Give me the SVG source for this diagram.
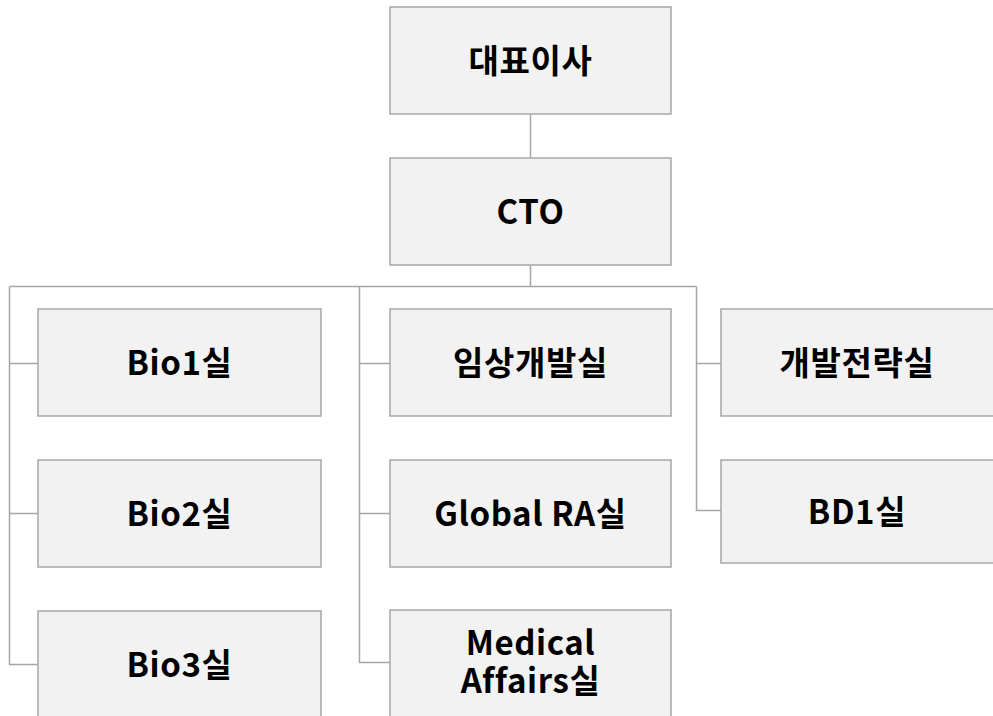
<svg xmlns="http://www.w3.org/2000/svg" width="993" height="716" viewBox="0 0 993 716">
<style>
.box{fill:#f2f2f2;stroke:#a6a6a6;stroke-width:1.5}
.lbl{font-family:"Noto Sans CJK KR","Noto Sans",sans-serif;font-weight:bold;font-size:33px;letter-spacing:0.6px;fill:#000;text-anchor:middle}
.ln{fill:none;stroke:#a6a6a6;stroke-width:1.5}
</style>
<rect width="993" height="716" fill="#fff"/>
<g id="connectors">
<path class="ln" d="M530.5 114V158M530.5 265V286.5M9.5 286.5H696.5"/>
<path class="ln" d="M9.5 286.5V664.5H38M9.5 363.5H38M9.5 513.5H38"/>
<path class="ln" d="M359.5 286.5V662.5H390M359.5 363.5H390M359.5 513.5H390"/>
<path class="ln" d="M696.5 286.5V510.5H721M696.5 363.5H721"/>
</g>
<g id="ceo"><rect class="box" x="390" y="7" width="281" height="107"/><text class="lbl" x="530.5" y="73">대표이사</text></g>
<g id="cto"><rect class="box" x="390" y="158" width="281" height="107"/><text class="lbl" x="530.5" y="224">CTO</text></g>
<g id="bio1"><rect class="box" x="38" y="309" width="283" height="107"/><text class="lbl" x="179.5" y="375">Bio1실</text></g>
<g id="bio2"><rect class="box" x="38" y="460" width="283" height="107"/><text class="lbl" x="179.5" y="526">Bio2실</text></g>
<g id="bio3"><rect class="box" x="38" y="611" width="283" height="107"/><text class="lbl" x="179.5" y="677">Bio3실</text></g>
<g id="clinical"><rect class="box" x="390" y="309" width="281" height="107"/><text class="lbl" x="530.5" y="375">임상개발실</text></g>
<g id="globalra"><rect class="box" x="390" y="460" width="281" height="107"/><text class="lbl" x="530.5" y="526">Global RA실</text></g>
<g id="medical"><rect class="box" x="390" y="610" width="281" height="108"/><text class="lbl"><tspan x="530.5" y="655">Medical</tspan><tspan x="530.5" y="693">Affairs실</tspan></text></g>
<g id="strategy"><rect class="box" x="721" y="309" width="281" height="107"/><text class="lbl" x="857" y="375">개발전략실</text></g>
<g id="bd1"><rect class="box" x="721" y="460" width="281" height="103"/><text class="lbl" x="857" y="524">BD1실</text></g>
</svg>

+ + + + +

WHAT IS EXPECTED: Transcribe the preceding listing in its entirety and with exact wording, leaving out pictures.

FINISHED EXERCISE:
Give me the SVG source for this diagram.
<svg xmlns="http://www.w3.org/2000/svg" width="993" height="716" viewBox="0 0 993 716">
<style>
.box{fill:#f2f2f2;stroke:#a6a6a6;stroke-width:1.5}
.lbl{font-family:"Noto Sans CJK KR","Noto Sans",sans-serif;font-weight:bold;font-size:33px;letter-spacing:0.6px;fill:#000;text-anchor:middle}
.ln{fill:none;stroke:#a6a6a6;stroke-width:1.5}
</style>
<rect width="993" height="716" fill="#fff"/>
<g id="connectors">
<path class="ln" d="M530.5 114V158M530.5 265V286.5M9.5 286.5H696.5"/>
<path class="ln" d="M9.5 286.5V664.5H38M9.5 363.5H38M9.5 513.5H38"/>
<path class="ln" d="M359.5 286.5V662.5H390M359.5 363.5H390M359.5 513.5H390"/>
<path class="ln" d="M696.5 286.5V510.5H721M696.5 363.5H721"/>
</g>
<g id="ceo"><rect class="box" x="390" y="7" width="281" height="107"/><text class="lbl" x="530.5" y="73">대표이사</text></g>
<g id="cto"><rect class="box" x="390" y="158" width="281" height="107"/><text class="lbl" x="530.5" y="224">CTO</text></g>
<g id="bio1"><rect class="box" x="38" y="309" width="283" height="107"/><text class="lbl" x="179.5" y="375">Bio1실</text></g>
<g id="bio2"><rect class="box" x="38" y="460" width="283" height="107"/><text class="lbl" x="179.5" y="526">Bio2실</text></g>
<g id="bio3"><rect class="box" x="38" y="611" width="283" height="107"/><text class="lbl" x="179.5" y="677">Bio3실</text></g>
<g id="clinical"><rect class="box" x="390" y="309" width="281" height="107"/><text class="lbl" x="530.5" y="375">임상개발실</text></g>
<g id="globalra"><rect class="box" x="390" y="460" width="281" height="107"/><text class="lbl" x="530.5" y="526">Global RA실</text></g>
<g id="medical"><rect class="box" x="390" y="610" width="281" height="108"/><text class="lbl"><tspan x="530.5" y="655">Medical</tspan><tspan x="530.5" y="693">Affairs실</tspan></text></g>
<g id="strategy"><rect class="box" x="721" y="309" width="281" height="107"/><text class="lbl" x="857" y="375">개발전략실</text></g>
<g id="bd1"><rect class="box" x="721" y="460" width="281" height="103"/><text class="lbl" x="857" y="524">BD1실</text></g>
</svg>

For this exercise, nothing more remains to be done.